Incumbent Dan Galeski detailed his over 50 years of service to the city, including 38 with the Wyandotte Police Department. A lifelong resident, he said he wants to continue to make changes to better the city, like saving taxpayer’s money by eliminating unnecessary projects and redeveloping vacant properties to get them back on the tax rolls.

“I’m ready to lead and not to follow,” he said. “I know my views are different than others’ but you have to keep trying if you want to make changes.”

Incumbent Sherri Sutherby Fricke is in her second term after being elected to the council in 2005. A real estate agent since 1986, she serves on the national and state associations of Realtors.

Her knowledge of real estate, she said, gives her insight into the financial downturn of the past years and the declining housing values in the city that have affected its general fund.

“This is nothing we had asked for,” she said of the economy. “This is something that happened all over the world. It is very real and harmful to neighborhoods, but it’s something we’ve been working on steadily and steadfastly.”

She said if re-elected, she will continue to be open and available to constituents and hopes to focus more on redeveloping the city’s north end, recreation department and business district on Fort, the city’s “front door.”

Challenger Johnny Kolakowski, a retiree of the restaurant business, lifelong resident and former city council member, said he is running for a seat because he wants to help return the city to its former glory.

“I want to come back to the city council and continue what we were doing,” he said. “We were really dusting up the neighborhoods. We were helping the business people out and we need to make this a destination city as it once was.”

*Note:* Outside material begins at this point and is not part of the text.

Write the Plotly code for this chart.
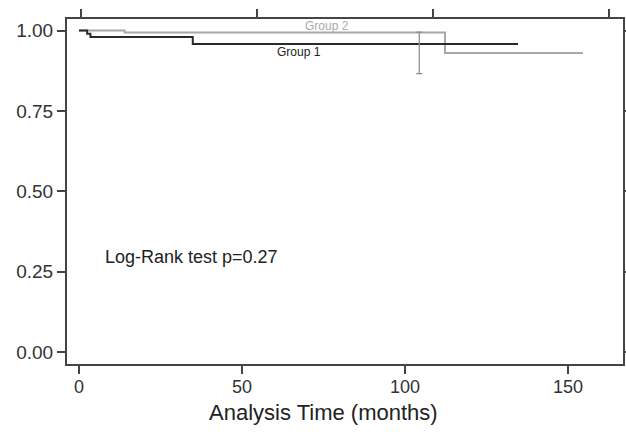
import plotly.graph_objects as go

# Kaplan-Meier step data (time in months, survival probability)
g1_time = [0, 2.5, 3.5, 34.9, 134.7]
g1_surv = [1.0, 0.99, 0.98, 0.958, 0.958]

g2_time = [0, 14.0, 112.3, 154.6]
g2_surv = [1.0, 0.994, 0.930, 0.930]

# confidence interval bar
ci_time = [104.4]
ci_center = [0.958]
ci_upper = [0.995]
ci_lower = [0.866]

x_ticks = [0, 50, 100, 150]
y_ticks = [0.0, 0.25, 0.5, 0.75, 1.0]
y_ticklabels = ["0.00", "0.25", "0.50", "0.75", "1.00"]

FONT = "Liberation Sans, Arial, sans-serif"

fig = go.Figure()

fig.add_trace(go.Scatter(
    x=g2_time, y=g2_surv, mode="lines", line=dict(shape="hv", color="#a8a8a8", width=2),
    showlegend=False, hoverinfo="skip"))

fig.add_trace(go.Scatter(
    x=g1_time, y=g1_surv, mode="lines", line=dict(shape="hv", color="#2a2a2a", width=2),
    showlegend=False, hoverinfo="skip"))

fig.add_trace(go.Scatter(
    x=ci_time, y=ci_center, mode="markers",
    marker=dict(size=1, color="rgba(0,0,0,0)"),
    error_y=dict(type="data", symmetric=False,
                 array=[u - c for u, c in zip(ci_upper, ci_center)],
                 arrayminus=[c - l for c, l in zip(ci_center, ci_lower)],
                 color="#8a8a8a", thickness=1.2, width=3),
    showlegend=False, hoverinfo="skip"))

# invisible trace to activate top axis
fig.add_trace(go.Scatter(x=[0], y=[0.5], xaxis="x2", mode="markers",
                         marker=dict(size=1, color="rgba(0,0,0,0)"),
                         showlegend=False, hoverinfo="skip"))

fig.add_annotation(x=76, y=1.0, yshift=5, text="Group 2", showarrow=False,
                   font=dict(family=FONT, size=12, color="#aaaaaa"))
fig.add_annotation(x=67.5, y=0.958, yshift=-8, text="Group 1", showarrow=False,
                   font=dict(family=FONT, size=12, color="#222222"))
fig.add_annotation(x=7.5, y=0.295, xanchor="left", yanchor="middle",
                   text="Log-Rank test p=0.27", showarrow=False,
                   font=dict(family=FONT, size=18, color="#222222"))
# x-axis title (placed slightly left of the plot centre, as in the reference)
fig.add_annotation(xref="paper", yref="paper", x=0.462, y=-0.14,
                   xanchor="center", yanchor="middle",
                   text="Analysis Time (months)", showarrow=False,
                   font=dict(family=FONT, size=22, color="#222222"))

fig.update_layout(
    width=626, height=436,
    margin=dict(l=67, r=3, t=19, b=72),
    paper_bgcolor="white", plot_bgcolor="white",
    font=dict(family=FONT, color="#333333"),
    xaxis=dict(range=[-3.68, 166.9], tickvals=x_ticks, ticks="outside", ticklen=8,
               tickwidth=1.5, tickcolor="#444444", showline=True, linecolor="#444444",
               linewidth=2, mirror=True, showgrid=False, zeroline=False, automargin=False,
               ticklabelstandoff=-3,
               tickfont=dict(size=18, color="#333333")),
    xaxis2=dict(overlaying="x", side="top", range=[-4, 154], tickvals=x_ticks,
                ticks="outside", ticklen=9, tickwidth=1.5, tickcolor="#444444",
                showticklabels=False, showline=False, showgrid=False, zeroline=False,
                automargin=False),
    yaxis=dict(range=[-0.037, 1.036], tickvals=y_ticks, ticktext=y_ticklabels,
               ticks="outside", ticklen=8, tickwidth=1.5, tickcolor="#444444",
               showline=True, linecolor="#444444", linewidth=2, mirror="ticks",
               showgrid=False, zeroline=False, automargin=False,
               tickfont=dict(size=19, color="#333333")),
)

fig.write_html("out.html", config={"displayModeBar": False})

# remove default page margin so the figure sits at the window origin
with open("out.html", "r", encoding="utf-8") as f:
    html = f.read()
html = html.replace("<head>", "<head><style>html,body{margin:0;padding:0;overflow:hidden;}</style>", 1)
with open("out.html", "w", encoding="utf-8") as f:
    f.write(html)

Kevin Van Boxell is hoping to join the council after 15 years on the Wyandotte Public Schools Board of Education. A retiree of a family-owned trucking business, he will retire from the U.S. Navy in the next month. He said his business experience gives him insight into legal, labor, insurance, and financial issues that will serve him well on the council.

“I’ve always believed that whatever you participate in, you should try to improve it,” he said, “try to make it a little bit better.”

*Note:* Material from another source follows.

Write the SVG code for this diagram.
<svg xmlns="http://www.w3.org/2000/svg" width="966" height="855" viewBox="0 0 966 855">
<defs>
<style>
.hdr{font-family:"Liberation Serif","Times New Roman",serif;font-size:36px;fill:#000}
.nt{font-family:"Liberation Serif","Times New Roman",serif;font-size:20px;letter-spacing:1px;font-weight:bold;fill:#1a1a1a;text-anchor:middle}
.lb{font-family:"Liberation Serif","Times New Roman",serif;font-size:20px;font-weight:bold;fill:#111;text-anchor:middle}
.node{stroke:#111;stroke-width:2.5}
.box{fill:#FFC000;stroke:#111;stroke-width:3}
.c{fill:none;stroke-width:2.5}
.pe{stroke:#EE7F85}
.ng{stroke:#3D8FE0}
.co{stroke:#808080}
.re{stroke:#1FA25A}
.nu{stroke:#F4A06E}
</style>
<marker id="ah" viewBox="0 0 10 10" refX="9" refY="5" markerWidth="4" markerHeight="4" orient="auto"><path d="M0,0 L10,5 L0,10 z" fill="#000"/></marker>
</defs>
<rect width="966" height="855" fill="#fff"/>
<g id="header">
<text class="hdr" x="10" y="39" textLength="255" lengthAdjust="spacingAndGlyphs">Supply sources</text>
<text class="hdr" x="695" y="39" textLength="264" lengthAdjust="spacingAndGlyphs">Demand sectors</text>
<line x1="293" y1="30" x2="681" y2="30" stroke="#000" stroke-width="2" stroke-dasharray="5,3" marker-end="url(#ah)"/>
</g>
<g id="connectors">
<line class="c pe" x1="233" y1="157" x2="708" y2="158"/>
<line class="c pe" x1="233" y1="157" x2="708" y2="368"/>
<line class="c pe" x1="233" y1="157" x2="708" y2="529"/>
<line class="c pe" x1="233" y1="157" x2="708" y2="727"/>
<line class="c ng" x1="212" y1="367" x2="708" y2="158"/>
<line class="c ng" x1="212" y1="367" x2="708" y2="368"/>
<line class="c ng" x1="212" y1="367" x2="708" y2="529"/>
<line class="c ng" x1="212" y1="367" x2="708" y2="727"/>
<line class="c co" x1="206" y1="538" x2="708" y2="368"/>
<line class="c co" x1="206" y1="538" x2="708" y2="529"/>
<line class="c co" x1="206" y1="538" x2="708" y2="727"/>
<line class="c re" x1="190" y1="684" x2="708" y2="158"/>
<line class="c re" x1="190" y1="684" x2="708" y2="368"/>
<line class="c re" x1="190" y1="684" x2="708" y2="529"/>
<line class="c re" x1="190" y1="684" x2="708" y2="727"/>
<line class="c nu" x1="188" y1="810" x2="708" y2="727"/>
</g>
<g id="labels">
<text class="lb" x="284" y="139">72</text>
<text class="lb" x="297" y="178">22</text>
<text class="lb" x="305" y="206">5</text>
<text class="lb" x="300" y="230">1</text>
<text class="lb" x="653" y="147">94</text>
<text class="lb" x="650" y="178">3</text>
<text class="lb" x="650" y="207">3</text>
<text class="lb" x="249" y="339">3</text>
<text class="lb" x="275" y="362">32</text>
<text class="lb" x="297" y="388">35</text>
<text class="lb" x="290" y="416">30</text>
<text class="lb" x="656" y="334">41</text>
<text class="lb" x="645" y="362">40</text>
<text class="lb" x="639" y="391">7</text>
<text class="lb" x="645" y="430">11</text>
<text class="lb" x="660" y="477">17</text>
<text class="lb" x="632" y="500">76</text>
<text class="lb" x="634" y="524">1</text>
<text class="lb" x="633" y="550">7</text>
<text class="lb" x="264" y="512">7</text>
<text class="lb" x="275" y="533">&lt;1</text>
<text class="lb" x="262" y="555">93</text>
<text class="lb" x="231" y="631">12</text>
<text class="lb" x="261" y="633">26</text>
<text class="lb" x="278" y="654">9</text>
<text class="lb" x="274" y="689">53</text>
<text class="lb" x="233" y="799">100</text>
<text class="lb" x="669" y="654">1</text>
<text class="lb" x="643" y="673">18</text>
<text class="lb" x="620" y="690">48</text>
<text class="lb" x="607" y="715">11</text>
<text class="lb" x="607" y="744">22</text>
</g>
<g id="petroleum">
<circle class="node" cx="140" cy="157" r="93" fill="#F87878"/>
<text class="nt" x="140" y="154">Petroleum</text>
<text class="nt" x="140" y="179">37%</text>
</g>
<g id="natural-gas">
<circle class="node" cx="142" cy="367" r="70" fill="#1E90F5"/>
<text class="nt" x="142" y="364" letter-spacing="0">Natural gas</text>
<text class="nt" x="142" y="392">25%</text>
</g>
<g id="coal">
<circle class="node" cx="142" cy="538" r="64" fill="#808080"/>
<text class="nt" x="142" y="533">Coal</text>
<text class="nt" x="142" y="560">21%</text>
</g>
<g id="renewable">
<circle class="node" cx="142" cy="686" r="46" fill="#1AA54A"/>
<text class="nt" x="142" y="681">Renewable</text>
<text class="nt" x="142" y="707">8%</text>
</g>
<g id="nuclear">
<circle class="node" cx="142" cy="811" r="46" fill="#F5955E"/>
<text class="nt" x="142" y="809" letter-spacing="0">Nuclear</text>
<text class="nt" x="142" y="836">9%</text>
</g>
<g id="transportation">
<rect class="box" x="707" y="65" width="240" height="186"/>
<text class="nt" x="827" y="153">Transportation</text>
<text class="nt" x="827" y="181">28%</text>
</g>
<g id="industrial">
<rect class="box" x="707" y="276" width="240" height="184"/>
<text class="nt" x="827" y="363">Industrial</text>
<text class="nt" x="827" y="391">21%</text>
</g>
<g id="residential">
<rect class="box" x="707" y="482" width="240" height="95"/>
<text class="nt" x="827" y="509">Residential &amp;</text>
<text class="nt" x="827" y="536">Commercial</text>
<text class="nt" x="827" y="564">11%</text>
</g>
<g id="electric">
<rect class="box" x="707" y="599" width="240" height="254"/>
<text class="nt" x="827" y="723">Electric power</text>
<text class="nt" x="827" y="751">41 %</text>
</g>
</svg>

Former City Assessor Theodore Galeski is an appraiser for Wayne County. He said his background will help him on the council.

“It’s important to have knowledge in all areas of government,” he said, “how to create budgets, how to eliminate things that aren’t so important.”

He also said if elected he hopes to investigate practices of cities that have been successful during the economic downtown and emulate them.

Val Zavala hopes to bring his 25 years of experience on the Wayndotte Police Department to use on the council horseshoe.

He said he is running on a platform that the council needs to be more efficient with fewer resources.

“Are things gonna turn around in the next two or three years?” he said. “I don’t know, but I’d like to be one of the people that force our government to say ‘Look, we can’t spend any more money. We can do with what we got and that’s it.’”

Don Schultz, a co-founder of Garfield Neighbors United, said he wants to bring the love of his community that inspired him to help form the group to the council, where he would be a “champion of code enforcement.”

He is the vice president of the city’s planning commission and on the historical commission.

“I don’t have a business in town,” he said. “I only have my heart in town.”

The father of current Miss Michigan Jaclyn Schultz, his ideas include a database of who owns rental properties through the municipal department to help combat neglectful landlords.

Ted Miciuria Jr. said he hopes to bring his background in construction to use on the council.

“I know what it takes to build a solid home and I know even better what it takes to build a solid community,” he said.

He said he hopes to help build a stronger police and fire presence to keep the city as nice as it was during his childhood, upgrade the city’s power plant and develop along the waterfront to lure in more visitors.